Morningstar | Strong Finish to 2018 Though our Oil Search AUD 6.60 FVE Is Unchanged.
We make no change to our AUD 6.60 per share fair value estimate, with weaker near-term oil prices substantially offset by time value of money considerations and a strong fourth quarter. Oil Search reported stronger than expected revenue, up 6% to USD 503 million thanks to inventory drawdown and a 5% increase in LNG price to USD 10.96 per mmBtu. Our 2018 EPS estimate consequently increases by 3% to AUD 0.32. But a softer spot crude price, down 20% to USD 62.50 per barrel since our October 2018 note, weighs on the fair value and reduces our 2019 EPS forecast by more than 40% to AUD 0.31. Longer-term assumptions, including a midcycle USD 60 Brent price and AUD/USD exchange rate of 0.72, are intact.
A solid final quarter’s production of 7.4 million barrels of oil equivalent, or mmboe, brought the full-year total to 25.2 mmboe, as expected and within guidance. But unit production and depreciation costs are now favourably expected to be at the lower end of previously advised ranges of USD 11.50-12.50 per boe and USD 12.00-13.00 per boe, respectively. The costs creditably include approximately half of the USD 65 million in earth quake expenses not already offset by insurance recoveries. Positive for cash flow, the performance leaves Oil Search with lower than anticipated net debt of USD 2.7 billion at end December, though net debt/EBITDA is still elevated at 3.0. The PNG LNG project produced at an average annualised rate of 8.8Mtpa during second-half 2018, the highest half yearly rate ever achieved and an underpinner of the lower unit costs.
Although down from plus AUD 9.00 October 2018 highs, at AUD 7.60 no-moat Oil Search shares remain materially overvalued, we think the market is still insufficiently accounting for risks. Our fair value ascribes above average risk to equity and incorporates a 3.0% sovereign risk premium for PNG. Removing the premium would increase our fair value by 35% to AUD 8.90 from AUD 6.60, above the share price.
Our AUD 6.60 fair value estimate equates to a 2022 EV/EBITDA multiple of 8.0, excluding AUD 1.40 for Elk/Antelope resources and AUD 0.35 for Alaska Slope. Existing producing PNG assets comprise AUD 3.25 or approximately half our fair value estimate after allocating the full AUD 2.50 in group net debt. Our assumption for expansion to PNG LNG contributes AUD 1.60 or 25% of fair value. We now take-on Oil Search’s more aggressive 8.0Mtpa expansion aspirations via three new 2.7Mtpa trains at PNG LNG. Previously we had assumed just on additional approximately 4.0Mtpa train would be added. But as flagged, the change impacts little our fair value estimate because we anticipate the capital intensity will be higher. A lessor expansion would have better leveraged off existing tankage and wharfage. More infrastructure needs to be duplicated under the larger expansion scenario, though future cash flows will naturally benefit.

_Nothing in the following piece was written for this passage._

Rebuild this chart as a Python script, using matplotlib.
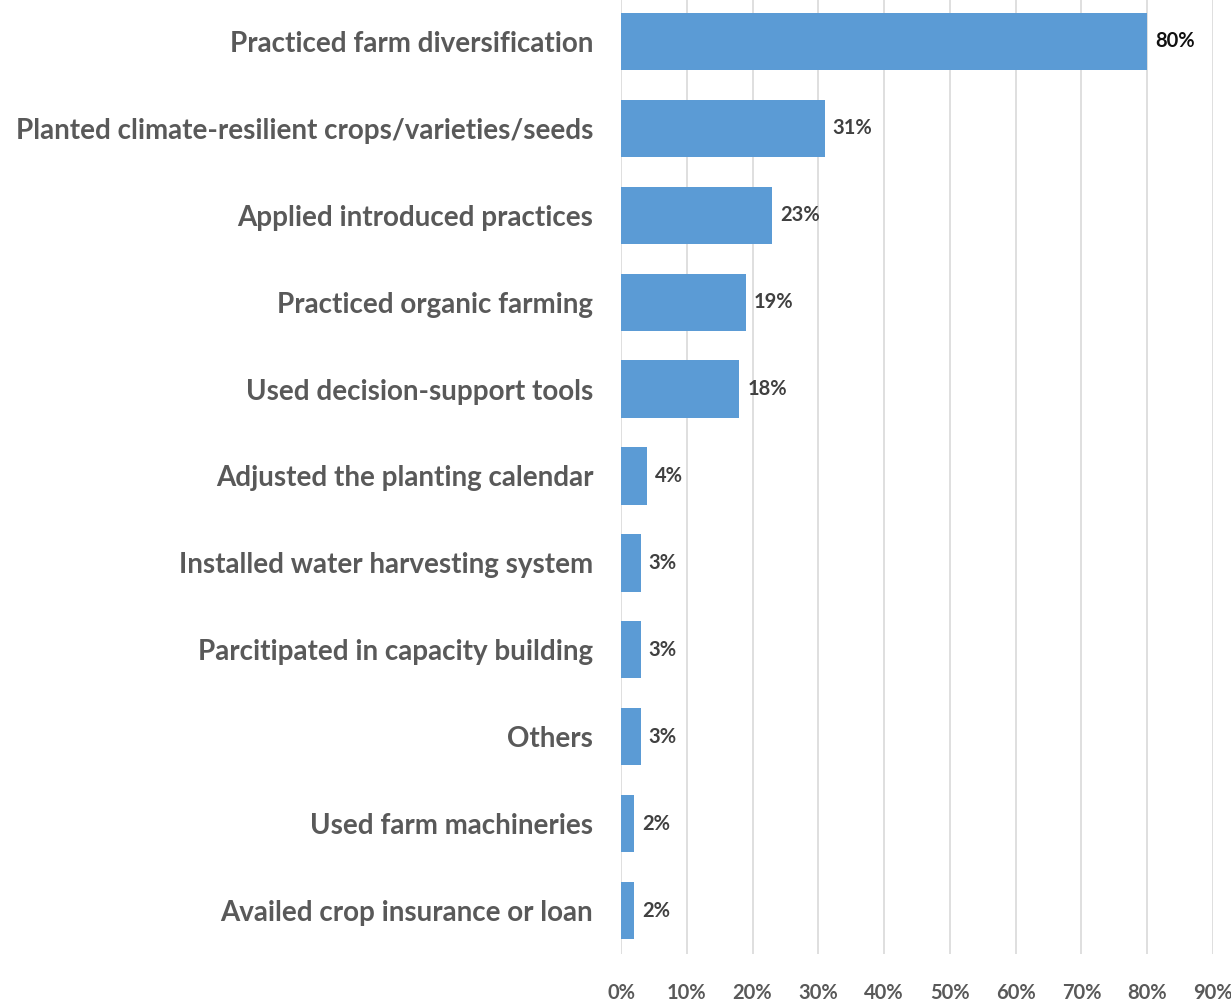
import matplotlib.pyplot as plt
from matplotlib.ticker import FuncFormatter

categories = [
    "Practiced farm diversification",
    "Planted climate-resilient crops/varieties/seeds",
    "Applied introduced practices",
    "Practiced organic farming",
    "Used decision-support tools",
    "Adjusted the planting calendar",
    "Installed water harvesting system",
    "Parcitipated in capacity building",
    "Others",
    "Used farm machineries",
    "Availed crop insurance or loan",
]
values = [80, 31, 23, 19, 18, 4, 3, 3, 3, 2, 2]
xticks = [0, 10, 20, 30, 40, 50, 60, 70, 80, 90]

plt.rcParams['font.family'] = ['Lato', 'DejaVu Sans']

fig = plt.figure(figsize=(12.31, 10.07), dpi=100)
ax = fig.add_axes([621 / 1231, 53 / 1007, (1213 - 621) / 1231, 956 / 1007])

y = list(range(len(categories)))
ax.barh(y, values, height=0.66, color='#5b9bd5', zorder=3)
ax.set_ylim(len(categories) - 0.5, -0.5)
ax.set_xlim(0, 90)

ax.set_yticks(y)
ax.set_yticklabels(categories, fontsize=20, fontweight='bold', color='#595959')
ax.set_xticks(xticks)
ax.xaxis.set_major_formatter(FuncFormatter(lambda v, p: f"{int(v)}%"))
for lbl in ax.get_xticklabels():
    lbl.set_fontsize(14.5)
    lbl.set_fontweight('bold')
    lbl.set_color('#595959')

ax.tick_params(axis='both', length=0)
ax.tick_params(axis='y', pad=20)
ax.tick_params(axis='x', pad=21)
ax.grid(axis='x', color='#d9d9d9', linewidth=1.2, zorder=0)
for s in ax.spines.values():
    s.set_visible(False)

for i, v in enumerate(values):
    ax.text(v + 1.2, i, f"{v}%", va='center', ha='left', fontsize=14.5,
            fontweight='bold', color='#111111' if i == 0 else '#404040')

fig.savefig('out.png', dpi=100)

Net debt/EBITDA of 3.0 is high for a company potentially heading into more expenditure. With Oil Search’s 8.0Mtpa expansion plans factored, we don’t anticipate net debt/EBITDA falling below 1.0 before 2026, after peaking at 4.4 in 2021. Aside from sovereign risk, this is a key differentiator for Oil Search versus peers who sit on more attractive net debt/EBITDA ratios of sub-1.0 for Woodside and 1.3 for Santos even including the Quadrant acquisition. Asset sales could help of course, and the Alaska slope might represent a prime contender for Oil Search at the right time. Our fair value carries Oil Search’s 25.5% Alaska Slope interest at the USD 400 million acquisition cost. But the Pikka B well encountered encouraging hydrocarbons this month, highlighting potential for value accretion. That, and/or part PNG asset sell-downs or equity raisings. At the current share price, we’d view the latter as being value accretive. That said, Oil Search has long shown comfort in operating at high debt levels, a key value driver if you can get away with it. Average group net debt/EBITDA for the last eight years was 4.0, a factor in our determination of high fair value uncertainty.